Sous la férule

Rarement un film, version courte, version longue, aura été primé deux fois au Festival de Sundance. C’est le cas du merveilleux Whiplash de l’Américain Damien Chazelle. Le long métrage y récoltait cette année le Grand Prix du jury et le Prix du public, alors que le court métrage dont il est tiré remportait le Prix du jury dans sa section en 2013. Ajoutons qu’il fut ovationné à la Quinzaine des réalisateurs de Cannes. Le voici lancé !
Avec une grande tension psychologique, ce film d’initiation à la dure est une oeuvre sur le pouvoir et la manipulation, mais aussi sur les voies mystérieuses qui permettent l’éclosion d’un talent, au besoin sous le fouet d’un tyran.
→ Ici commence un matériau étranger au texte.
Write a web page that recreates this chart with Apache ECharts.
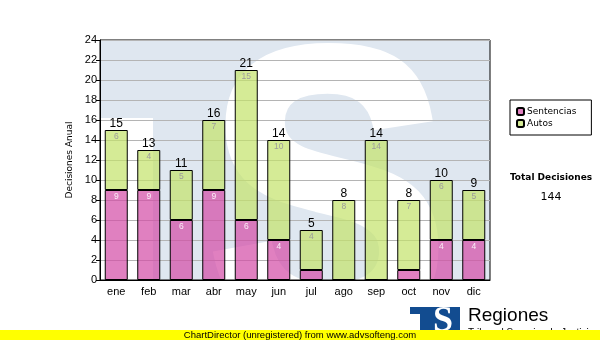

On pense à Black Swan d’Aronofsky et, en mode mineur, au Boychoir de François Girard, qui roulent sur des thèmes analogues.
Ajoutez un excellent duo d’acteurs, dominé par la partition de J. K. Simmons, admiré dans Juno, pour une fois vraiment bien mis en lumière. Le crâne rasé, avec la même énergie virile, il ressemble, en moins monolithique, à Bruce Willis. Le troisième personnage-clé est la musique de jazz elle-même, surtout la percussion, formidable.
Chazelle, qui a un passé de batteur et qui livre ici une oeuvre autobiographique, possédait comme ses deux interprètes principaux de solides connaissances musicales, d’où l’impression d’entrer en jazz avec des pros. En prime : ce côté quasi documentaire tissé de vérité.
Miles Teller incarne, entre fougue, délire et sensibilité, le jeune batteur aussi doué que pas trop sûr de lui, mais assoiffé de reconnaissance. Sa pratique l’accapare tellement — ses doigts en saignent — que ni ses amis, ni son père (Paul Reiser, figure tutélaire remplie de bonnes intentions), ni sa copine trop négligée (Melissa Benoist, placée pour la romance, trop vite écartée) ne peuvent le détourner de son obsession artistique : celle d’égaler ou de dépasser le fameux Buddy Rich. Mais le musicien trouvera son maître, comme on dit.
Dans le fictif Manhattan’s Shaffer Conservatory of Music règne le despotique chef d’orchestre de jazz. Et le chapelet d’insanités, d’injures racistes, sexistes, vulgaires autant qu’arbitraires répandues sur les musiciens humiliés sans répit, ou carrément assaillis physiquement, transforme son cours en porte pour l’enfer. Dans ce film indépendant, au petit budget, le cinéaste capte ses images au rythme du jazz, avec un vrai style : caméra mobile courtisant des gros plans traumatiques, coupes rapides, éclairages à la fois chauds et inquiétants, qui nous entraînent dans la frénésie et la névrose du jeune personnage. Chazelle refuse l’appui de scènes faciles, accentuant au contraire la violence et l’injustice d’un apprentissage destiné à casser les meilleurs musiciens pour les entraîner au-delà d’eux-mêmes, et pour assouvir les instincts sadiques du maître avec dommages collatéraux : le suicide d’un ancien élève qui lui coûtera cher.
Hélas, le rebondissement final, arrivé trop vite, en pirouette, tiré par les cheveux, n’arrive guère à conclure son thriller psychologique comme il l’eût mérité. Ce jeune cinéaste pétri de talent aura pourtant démontré tout du long une habileté à créer et à maintenir une tension, avec deux interprètes en grande forme, pour le grand bonheur des amateurs de jazz aussi, que le compositeur Justin Hurwitz a comblés.